2. We note that in Waters v. City of Pioneer Vill., 299 S.W.3d 278, 281 (Ky.App. 2009), what appears to be a similar form was determined to be an employment contract that bound a police officer to reimburse a city for the cost of training him. However, the case involved whether the statute requiring one law enforcement agency to reimburse another for the training costs when an employee left the first agency and began working for the second, obligated the first agency to seek reimbursement that way instead of seeking reimbursement from its former employee and did not contain any discussion about whether the form was a valid contract. Id. at 280-81. Compare with Rhode Island Bhd. Of Corr. Officers v. Rhode Island, 357 F.3d 42, 49 (1st Cir. 2004) (Rhode Island II) (holding that written forms police officers signed acknowledging what they needed to do to qualify for an education incentive pay program did not create any contractual right for them to receive such pay; the forms were not contracts because they only clarified the officers' obligations rather than creating any obligations on the part of the state).
3. This language from KRS 83A.070 was in effect when the officers were hired as originally enacted in KRS 83A.070(3) (1980) and is currently codified under KRS 83A.070(2).
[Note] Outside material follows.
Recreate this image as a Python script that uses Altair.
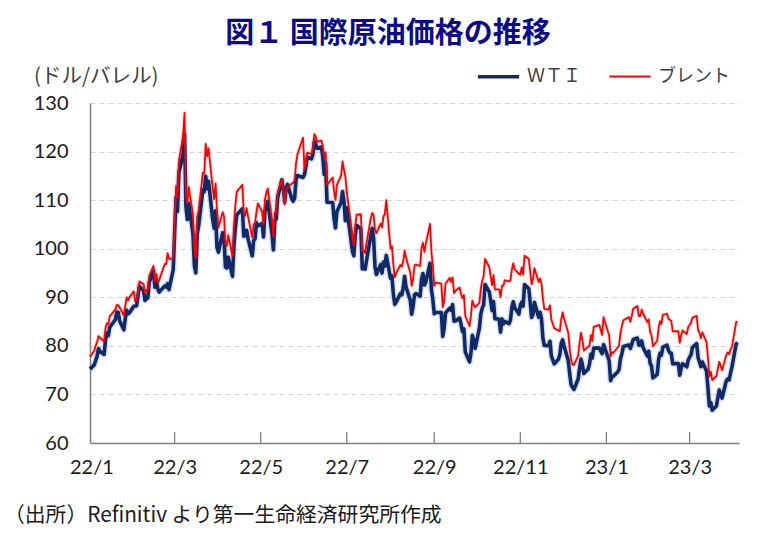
import altair as alt
import pandas as pd


def month(prefix, days):
    return [f"{prefix}-{d:02d}" for d in days]


DATES = (
    month("2021-12", [31])
    + month("2022-01", [3, 4, 5, 6, 7, 10, 11, 12, 13, 14, 18, 19, 20, 21, 24, 25, 26, 27, 28, 31])
    + month("2022-02", [1, 2, 3, 4, 7, 8, 9, 10, 11, 14, 15, 16, 17, 18, 22, 23, 24, 25, 28])
    + month("2022-03", [1, 2, 3, 4, 7, 8, 9, 10, 11, 14, 15, 16, 17, 18, 21, 22, 23, 24, 25, 28, 29, 30, 31])
    + month("2022-04", [1, 4, 5, 6, 7, 8, 11, 12, 13, 14, 18, 19, 20, 21, 22, 25, 26, 27, 28, 29])
    + month("2022-05", [2, 3, 4, 5, 6, 9, 10, 11, 12, 13, 16, 17, 18, 19, 20, 23, 24, 25, 26, 27, 31])
    + month("2022-06", [1, 2, 3, 6, 7, 8, 9, 10, 13, 14, 15, 16, 17, 21, 22, 23, 24, 27, 28, 29, 30])
    + month("2022-07", [1, 5, 6, 7, 8, 11, 12, 13, 14, 15, 18, 19, 20, 21, 22, 25, 26, 27, 28, 29])
    + month("2022-08", [1, 2, 3, 4, 5, 8, 9, 10, 11, 12, 15, 16, 17, 18, 19, 22, 23, 24, 25, 26, 29, 30, 31])
    + month("2022-09", [1, 2, 6, 7, 8, 9, 12, 13, 14, 15, 16, 19, 20, 21, 22, 23, 26, 27, 28, 29, 30])
    + month("2022-10", [3, 4, 5, 6, 7, 10, 11, 12, 13, 14, 17, 18, 19, 20, 21, 24, 25, 26, 27, 28, 31])
    + month("2022-11", [1, 2, 3, 4, 7, 8, 9, 10, 11, 14, 15, 16, 17, 18, 21, 22, 23, 25, 28, 29, 30])
    + month("2022-12", [1, 2, 5, 6, 7, 8, 9, 12, 13, 14, 15, 16, 19, 20, 21, 22, 23, 27, 28, 29, 30])
    + month("2023-01", [3, 4, 5, 6, 9, 10, 11, 12, 13, 17, 18, 19, 20, 23, 24, 25, 26, 27, 30, 31])
    + month("2023-02", [1, 2, 3, 6, 7, 8, 9, 10, 13, 14, 15, 16, 17, 21, 22, 23, 24, 27, 28])
    + month("2023-03", [1, 2, 3, 6, 7, 8, 9, 10, 13, 14, 15, 16, 17, 20, 21, 22, 23, 24, 27, 28, 29, 30, 31])
    + month("2023-04", [3, 4])
)

WTI = [
    75.21,
    76.08, 76.99, 77.85, 79.46, 78.90, 78.23, 81.22, 82.64, 82.12, 83.82, 85.43, 86.96, 86.90, 85.14, 83.31, 85.60, 87.35, 86.61, 86.82, 88.15,
    88.20, 88.26, 90.27, 92.31, 91.32, 89.36, 89.66, 89.88, 93.10, 95.46, 92.07, 93.66, 91.76, 91.07, 92.35, 92.10, 92.81, 91.59, 95.72,
    103.41, 110.60, 107.67, 115.68, 119.40, 123.70, 108.70, 106.02, 109.33, 103.01, 96.44, 95.04, 102.98, 104.70, 112.12, 111.76, 114.93, 112.34, 113.90, 105.96, 104.24, 107.82, 100.28,
    99.27, 103.28, 101.96, 96.23, 96.03, 98.26, 94.29, 100.60, 104.25, 106.95, 108.21, 102.56, 102.75, 103.79, 102.07, 98.54, 101.70, 102.02, 105.36, 104.69,
    105.17, 102.41, 107.81, 108.26, 109.77, 103.09, 99.76, 105.71, 106.13, 110.49, 114.20, 112.40, 109.59, 112.21, 113.23, 110.29, 109.77, 110.33, 114.09, 115.07, 114.67,
    115.26, 116.87, 118.87, 118.50, 119.41, 122.11, 121.51, 120.67, 120.93, 118.93, 115.31, 117.59, 109.56, 109.52, 106.19, 104.27, 107.62, 109.57, 111.76, 109.78, 105.76,
    108.43, 99.50, 98.53, 102.73, 104.79, 104.09, 95.84, 96.30, 95.78, 97.59, 102.60, 104.22, 102.26, 96.35, 94.70, 96.70, 94.98, 97.26, 96.42, 98.62,
    93.89, 94.42, 90.66, 88.54, 89.01, 90.76, 90.50, 91.93, 94.34, 92.09, 89.41, 86.53, 88.11, 90.50, 90.77, 90.23, 93.74, 94.89, 92.52, 93.06, 97.01, 91.64, 89.55,
    86.61, 86.87, 86.88, 81.94, 83.54, 86.79, 87.78, 87.31, 88.48, 85.10, 85.11, 85.73, 84.45, 82.94, 83.49, 78.74, 76.71, 78.50, 82.15, 81.23, 79.49,
    83.63, 86.52, 87.76, 88.45, 92.64, 91.13, 89.35, 87.27, 89.11, 85.61, 85.46, 82.82, 85.55, 84.51, 85.05, 84.58, 85.32, 87.91, 89.08, 87.90, 86.53,
    88.37, 89.00, 88.17, 92.61, 91.79, 88.91, 85.83, 86.47, 88.96, 85.87, 86.92, 85.59, 81.64, 80.08, 80.04, 80.95, 77.94, 76.28, 77.24, 78.20, 80.55,
    81.22, 79.98, 76.93, 74.25, 72.01, 71.46, 71.02, 73.17, 75.39, 77.28, 76.11, 74.29, 75.19, 76.23, 78.29, 77.49, 79.56, 79.53, 78.96, 78.40, 80.26,
    76.93, 72.84, 73.67, 73.77, 74.63, 75.12, 77.41, 78.39, 79.86, 80.18, 79.48, 80.33, 81.31, 81.62, 80.13, 80.15, 81.01, 79.68, 77.90, 78.87,
    76.41, 75.88, 73.39, 74.11, 77.14, 78.47, 78.06, 79.72, 80.14, 79.06, 78.59, 78.49, 76.34, 76.36, 73.95, 75.39, 76.32, 75.68, 77.05,
    77.69, 78.16, 79.68, 80.46, 77.58, 76.66, 75.72, 76.68, 74.80, 71.33, 67.61, 68.35, 66.74, 67.64, 69.33, 70.90, 69.96, 69.26, 72.81, 73.20, 72.97, 74.37, 75.67,
    80.42, 80.71,
]

BRENT = [
    77.78,
    78.98, 80.00, 80.80, 81.99, 81.75, 80.87, 83.72, 84.67, 84.47, 86.06, 87.51, 88.44, 88.38, 87.89, 86.27, 88.20, 89.96, 89.34, 90.03, 91.21,
    89.16, 89.47, 91.11, 93.27, 92.69, 90.78, 91.55, 91.41, 94.44, 96.48, 93.28, 94.81, 92.97, 93.54, 96.84, 96.84, 99.08, 97.93, 97.97,
    104.97, 112.93, 110.46, 118.11, 123.21, 127.98, 111.14, 109.33, 112.67, 106.90, 99.91, 98.02, 106.64, 107.93, 115.62, 115.48, 121.60, 119.03, 120.65, 112.48, 110.23, 113.45, 107.91,
    104.39, 107.53, 106.64, 101.07, 100.58, 102.78, 98.48, 104.64, 108.78, 111.70, 113.16, 107.25, 106.80, 108.33, 106.65, 102.32, 104.99, 105.32, 107.59, 109.34,
    107.58, 104.97, 110.14, 111.55, 112.39, 105.94, 102.46, 107.51, 107.45, 111.55, 114.24, 111.93, 109.11, 112.04, 112.55, 113.42, 113.56, 114.03, 117.40, 119.43, 122.84,
    116.29, 117.61, 119.72, 119.51, 120.57, 123.58, 123.07, 122.01, 122.27, 121.17, 118.51, 119.81, 113.12, 114.65, 111.74, 110.05, 113.12, 115.09, 117.98, 116.26, 114.81,
    111.63, 102.77, 100.69, 104.65, 107.02, 107.10, 99.49, 99.57, 99.10, 101.16, 106.27, 107.35, 106.92, 103.86, 103.20, 105.15, 104.40, 106.62, 107.14, 110.01,
    100.03, 100.54, 96.78, 94.12, 94.92, 96.65, 96.31, 97.40, 99.60, 98.15, 95.10, 92.34, 93.65, 96.59, 96.72, 96.48, 100.22, 101.22, 99.34, 100.99, 105.09, 99.31, 96.49,
    92.36, 93.02, 92.83, 88.00, 89.15, 92.84, 94.00, 93.17, 94.10, 90.84, 91.35, 92.00, 90.62, 89.83, 90.46, 86.15, 84.06, 86.27, 89.32, 88.49, 87.96,
    88.86, 91.80, 93.37, 94.42, 97.92, 96.19, 94.29, 92.45, 94.57, 91.63, 91.62, 90.03, 92.41, 92.38, 93.50, 93.26, 93.52, 95.69, 96.96, 95.77, 94.83,
    94.65, 96.16, 94.67, 98.57, 97.92, 95.36, 92.65, 93.67, 95.99, 93.14, 93.86, 92.86, 89.78, 87.62, 87.45, 88.36, 85.41, 83.63, 83.19, 83.03, 85.43,
    86.88, 85.57, 82.68, 79.35, 77.17, 76.15, 76.10, 77.99, 80.68, 82.70, 81.21, 79.04, 79.80, 79.99, 82.20, 80.98, 83.92, 84.33, 83.26, 82.26, 85.91,
    82.10, 77.84, 78.69, 78.57, 79.65, 80.10, 82.67, 84.03, 85.28, 85.92, 84.98, 86.16, 87.63, 88.19, 86.13, 86.12, 87.47, 86.66, 84.90, 85.46,
    82.84, 82.17, 79.94, 80.99, 83.69, 85.09, 84.50, 86.39, 86.61, 85.58, 85.38, 85.14, 83.00, 83.05, 80.60, 82.21, 83.16, 82.45, 83.89,
    84.31, 84.75, 85.83, 86.18, 83.29, 82.66, 81.59, 82.78, 80.77, 77.45, 73.69, 74.70, 72.97, 73.79, 75.32, 76.69, 75.91, 74.99, 78.12, 78.65, 78.28, 79.27, 79.77,
    84.93, 84.94,
]

assert len(DATES) == len(WTI) == len(BRENT), (len(DATES), len(WTI), len(BRENT))

SERIES = ["ＷＴＩ", "ブレント"]
COLORS = ["#0F2A66", "#FF0000"]
WIDTHS = [3.6, 1.8]

Y_TICKS = [60, 70, 80, 90, 100, 110, 120, 130]
LABEL_DATES = ["2022-01-01", "2022-03-01", "2022-05-01", "2022-07-01", "2022-09-01",
               "2022-11-01", "2023-01-01", "2023-03-01"]
TICK_DATES = LABEL_DATES[1:]
X_DOMAIN = ["2021-12-31", "2023-04-05"]

TITLE = "図１ 国際原油価格の推移"
UNIT = "(ドル/バレル)"
SOURCE = "（出所）Refinitiv より第一生命経済研究所作成"


def dt(s):
    y, m, d = (int(p) for p in s.split("-"))
    return alt.DateTime(year=y, month=m, date=d, utc=True)


df = pd.DataFrame({
    "date": DATES * 2,
    "value": WTI + BRENT,
    "series": [SERIES[0]] * len(DATES) + [SERIES[1]] * len(DATES),
    "order": [0] * len(DATES) + [1] * len(DATES),
})

W, H = 649, 340
LABEL_FONT = "Lato"
JP_FONT = "Noto Sans CJK JP"

x_axis = alt.Axis(
    values=[dt(s) for s in LABEL_DATES],
    labelExpr="utcFormat(datum.value, '%y/%-m')",
    title=None, grid=False, tickSize=0, labelPadding=14,
    labelFont=LABEL_FONT, labelFontSize=20, labelColor="#1a1a1a",
    labelAlign="center", labelOverlap=False, labelFlush=False,
    domainColor="#808080", domainWidth=1.5,
)
X = alt.X("date:T", scale=alt.Scale(domain=[dt(s) for s in X_DOMAIN]), axis=x_axis)

y_axis = alt.Axis(
    values=Y_TICKS, title=None, tickSize=0, labelPadding=22,
    labelFont=LABEL_FONT, labelFontSize=20, labelColor="#1a1a1a",
    domainColor="#808080", domainWidth=1.5,
    grid=True, gridColor="#d4d4d4", gridDash=[5, 4], gridWidth=1,
)
Y = alt.Y("value:Q", scale=alt.Scale(domain=[60, 130], nice=False, zero=False), axis=y_axis)

legend = alt.Legend(
    orient="none", legendX=386, legendY=-49, direction="horizontal", title=None,
    symbolType="stroke", symbolSize=1700, labelFont=JP_FONT, labelFontSize=18,
    labelColor="#404040", labelOffset=6, columnPadding=24, labelLimit=200,
)

base = alt.Chart(df)

halo_wti = base.transform_filter(alt.datum.series == SERIES[0]).mark_line(
    color="#8fa6d6", strokeWidth=6.5, opacity=0.35, strokeJoin="round"
).encode(x=X, y=Y)

halo_brent = base.transform_filter(alt.datum.series == SERIES[1]).mark_line(
    color="#ff9a9a", strokeWidth=3.6, opacity=0.35, strokeJoin="round"
).encode(x=X, y=Y)

lines = base.mark_line(strokeJoin="round").encode(
    x=X, y=Y,
    color=alt.Color("series:N", scale=alt.Scale(domain=SERIES, range=COLORS), legend=legend),
    strokeWidth=alt.StrokeWidth("series:N", scale=alt.Scale(domain=SERIES, range=WIDTHS), legend=legend),
    order=alt.Order("order:Q"),
)

ticks = alt.Chart(pd.DataFrame({"date": TICK_DATES})).mark_rule(
    color="#808080", strokeWidth=1.3
).encode(x=X, y=alt.value(H - 11), y2=alt.value(H))

title_txt = alt.Chart(pd.DataFrame({"t": [TITLE]})).mark_text(
    font=JP_FONT, fontSize=29, fontWeight="bold", color="#0B0B8A",
    align="center", baseline="middle"
).encode(text="t:N", x=alt.value(298), y=alt.value(-69))

unit_txt = alt.Chart(pd.DataFrame({"t": [UNIT]})).mark_text(
    font=JP_FONT, fontSize=20.5, color="#404040", align="left", baseline="middle"
).encode(text="t:N", x=alt.value(-56), y=alt.value(-26))

source_txt = alt.Chart(pd.DataFrame({"t": [SOURCE]})).mark_text(
    font=JP_FONT, fontSize=20.8, color="#1a1a1a", align="left", baseline="middle"
).encode(text="t:N", x=alt.value(-86), y=alt.value(413))

chart = alt.layer(
    halo_brent, halo_wti, lines, ticks, title_txt, unit_txt, source_txt
).properties(
    width=W, height=H,
    padding={"left": 90, "top": 103, "right": 34, "bottom": 100},
    autosize=alt.AutoSizeParams(type="none"),
    background="white",
).configure_view(stroke=None)

chart.save("out.html", embed_options={"renderer": "svg", "actions": False})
4. It appears that McCoy may have adequately alleged that he failed to receive incentive pay under the previous ordinance from the time he began his employment on January 29, 1991, until the time that Ordinance No. 13 went into effect on May 28, 1991. While his informational form stated his education incentive would not be available for one year, the ordinance and Bowman's statement did not contain such a limitation. Assuming he would be entitled to such compensation immediately upon employment, his recovery during this period is barred by even the longest statute of limitations that is potentially applicable to him, the fifteen-year statute of limitations, KRS 413.090(2).
J. LAMBERT, JUDGE, CONCURS. COMBS, JUDGE, CONCURS IN RESULT ONLY.